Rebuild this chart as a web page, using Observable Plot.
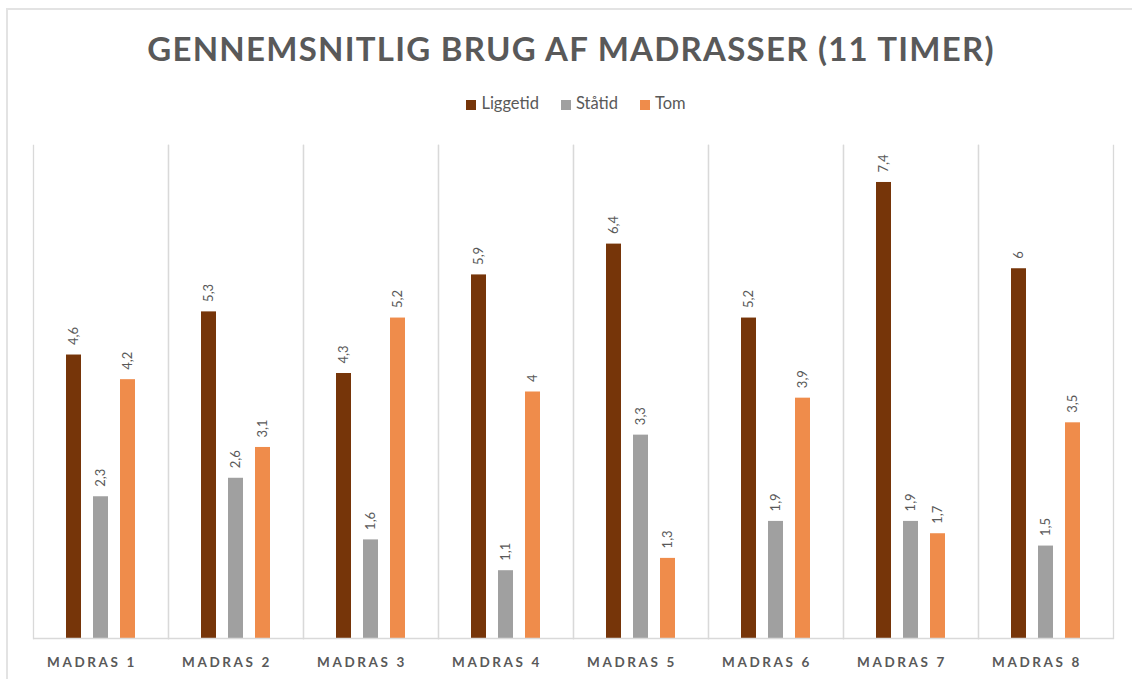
<!DOCTYPE html>
<html>
<head>
<meta charset="utf-8">
<script src="https://cdn.jsdelivr.net/npm/d3@7"></script>
<script src="https://cdn.jsdelivr.net/npm/@observablehq/plot@0.6"></script>
<style>
  html, body { margin: 0; padding: 0; background: #fff; }
  #wrap { position: relative; width: 1132px; height: 679px; overflow: hidden; font-family: Lato, "Open Sans", sans-serif; }
  #frame { position: absolute; left: 6px; top: 8px; width: 1140px; height: 700px; border: 2px solid #e3e3e3; box-sizing: border-box; }
  #title { position: absolute; left: 5px; top: 28px; width: 1132px; text-align: center; font-size: 33px; font-weight: 700; color: #595959; letter-spacing: 1.25px; }
  #legend { position: absolute; left: 10px; top: 93px; width: 1132px; display: flex; justify-content: center; gap: 22px; font-size: 16.5px; color: #595959; }
  #legend span.sw { display: inline-block; width: 10px; height: 10px; margin-right: 5px; vertical-align: -1px; }
  #chart { position: absolute; left: 0; top: 130px; }
  #chart svg [aria-label="fx-axis tick label"] text { letter-spacing: 2.6px; }
</style>
</head>
<body>
<div id="wrap">
  <div id="frame"></div>
  <div id="title">GENNEMSNITLIG BRUG AF MADRASSER (11 TIMER)</div>
  <div id="legend"></div>
  <div id="chart"></div>
</div>
<script>
const categories = ["MADRAS 1", "MADRAS 2", "MADRAS 3", "MADRAS 4", "MADRAS 5", "MADRAS 6", "MADRAS 7", "MADRAS 8"];
const seriesNames = ["Liggetid", "Ståtid", "Tom"];
const liggetid = [4.6, 5.3, 4.3, 5.9, 6.4, 5.2, 7.4, 6];
const staatid = [2.3, 2.6, 1.6, 1.1, 3.3, 1.9, 1.9, 1.5];
const tom = [4.2, 3.1, 5.2, 4, 1.3, 3.9, 1.7, 3.5];
const colors = ["#763509", "#a0a0a0", "#ef8c4b"];

const seriesValues = [liggetid, staatid, tom];
const data = [];
categories.forEach((c, i) => {
  seriesNames.forEach((s, j) => data.push({cat: c, series: s, value: seriesValues[j][i]}));
});

const legend = document.getElementById("legend");
seriesNames.forEach((s, j) => {
  const item = document.createElement("span");
  item.innerHTML = `<span class="sw" style="background:${colors[j]}"></span>${s}`;
  legend.appendChild(item);
});

const fmt = d => String(d).replace(".", ",");

const chart = Plot.plot({
  width: 1132,
  height: 549,
  marginLeft: 31,
  marginRight: 17,
  marginTop: 15,
  marginBottom: 41,
  style: {fontFamily: "Lato, 'Open Sans', sans-serif"},
  fx: {domain: categories, padding: 0, label: null, axis: null},
  x: {domain: seriesNames, paddingInner: 0.4545, paddingOuter: 1.19, axis: null},
  y: {domain: [0, 8], axis: null},
  color: {domain: seriesNames, range: colors},
  marks: [
    Plot.frame({anchor: "left", stroke: "#d9d9d9", strokeWidth: 1.3}),
    Plot.frame({anchor: "right", stroke: "#d9d9d9", strokeWidth: 1.3}),
    Plot.barY(data, {fx: "cat", x: "series", y: "value", fill: "series"}),
    Plot.ruleY([0], {stroke: "#d9d9d9", strokeWidth: 1.5}),
    Plot.text(data, {fx: "cat", x: "series", y: "value", text: d => fmt(d.value), rotate: -90, textAnchor: "start", dy: -10, fill: "#595959", fontSize: 13}),
    Plot.axisFx({anchor: "bottom", tickSize: 0, tickPadding: 19, dx: -9, fontSize: 13.5, fontWeight: 700, fill: "#595959", label: null})
  ]
});
document.getElementById("chart").appendChild(chart);
</script>
</body>
</html>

____

• [Goal] Make an exact copy of the data above, pictures excluded.

• [Correct output]
Rebuild this chart as a web page, using Observable Plot.
<!DOCTYPE html>
<html>
<head>
<meta charset="utf-8">
<script src="https://cdn.jsdelivr.net/npm/d3@7"></script>
<script src="https://cdn.jsdelivr.net/npm/@observablehq/plot@0.6"></script>
<style>
  html, body { margin: 0; padding: 0; background: #fff; }
  #wrap { position: relative; width: 1132px; height: 679px; overflow: hidden; font-family: Lato, "Open Sans", sans-serif; }
  #frame { position: absolute; left: 6px; top: 8px; width: 1140px; height: 700px; border: 2px solid #e3e3e3; box-sizing: border-box; }
  #title { position: absolute; left: 5px; top: 28px; width: 1132px; text-align: center; font-size: 33px; font-weight: 700; color: #595959; letter-spacing: 1.25px; }
  #legend { position: absolute; left: 10px; top: 93px; width: 1132px; display: flex; justify-content: center; gap: 22px; font-size: 16.5px; color: #595959; }
  #legend span.sw { display: inline-block; width: 10px; height: 10px; margin-right: 5px; vertical-align: -1px; }
  #chart { position: absolute; left: 0; top: 130px; }
  #chart svg [aria-label="fx-axis tick label"] text { letter-spacing: 2.6px; }
</style>
</head>
<body>
<div id="wrap">
  <div id="frame"></div>
  <div id="title">GENNEMSNITLIG BRUG AF MADRASSER (11 TIMER)</div>
  <div id="legend"></div>
  <div id="chart"></div>
</div>
<script>
const categories = ["MADRAS 1", "MADRAS 2", "MADRAS 3", "MADRAS 4", "MADRAS 5", "MADRAS 6", "MADRAS 7", "MADRAS 8"];
const seriesNames = ["Liggetid", "Ståtid", "Tom"];
const liggetid = [4.6, 5.3, 4.3, 5.9, 6.4, 5.2, 7.4, 6];
const staatid = [2.3, 2.6, 1.6, 1.1, 3.3, 1.9, 1.9, 1.5];
const tom = [4.2, 3.1, 5.2, 4, 1.3, 3.9, 1.7, 3.5];
const colors = ["#763509", "#a0a0a0", "#ef8c4b"];

const seriesValues = [liggetid, staatid, tom];
const data = [];
categories.forEach((c, i) => {
  seriesNames.forEach((s, j) => data.push({cat: c, series: s, value: seriesValues[j][i]}));
});

const legend = document.getElementById("legend");
seriesNames.forEach((s, j) => {
  const item = document.createElement("span");
  item.innerHTML = `<span class="sw" style="background:${colors[j]}"></span>${s}`;
  legend.appendChild(item);
});

const fmt = d => String(d).replace(".", ",");

const chart = Plot.plot({
  width: 1132,
  height: 549,
  marginLeft: 31,
  marginRight: 17,
  marginTop: 15,
  marginBottom: 41,
  style: {fontFamily: "Lato, 'Open Sans', sans-serif"},
  fx: {domain: categories, padding: 0, label: null, axis: null},
  x: {domain: seriesNames, paddingInner: 0.4545, paddingOuter: 1.19, axis: null},
  y: {domain: [0, 8], axis: null},
  color: {domain: seriesNames, range: colors},
  marks: [
    Plot.frame({anchor: "left", stroke: "#d9d9d9", strokeWidth: 1.3}),
    Plot.frame({anchor: "right", stroke: "#d9d9d9", strokeWidth: 1.3}),
    Plot.barY(data, {fx: "cat", x: "series", y: "value", fill: "series"}),
    Plot.ruleY([0], {stroke: "#d9d9d9", strokeWidth: 1.5}),
    Plot.text(data, {fx: "cat", x: "series", y: "value", text: d => fmt(d.value), rotate: -90, textAnchor: "start", dy: -10, fill: "#595959", fontSize: 13}),
    Plot.axisFx({anchor: "bottom", tickSize: 0, tickPadding: 19, dx: -9, fontSize: 13.5, fontWeight: 700, fill: "#595959", label: null})
  ]
});
document.getElementById("chart").appendChild(chart);
</script>
</body>
</html>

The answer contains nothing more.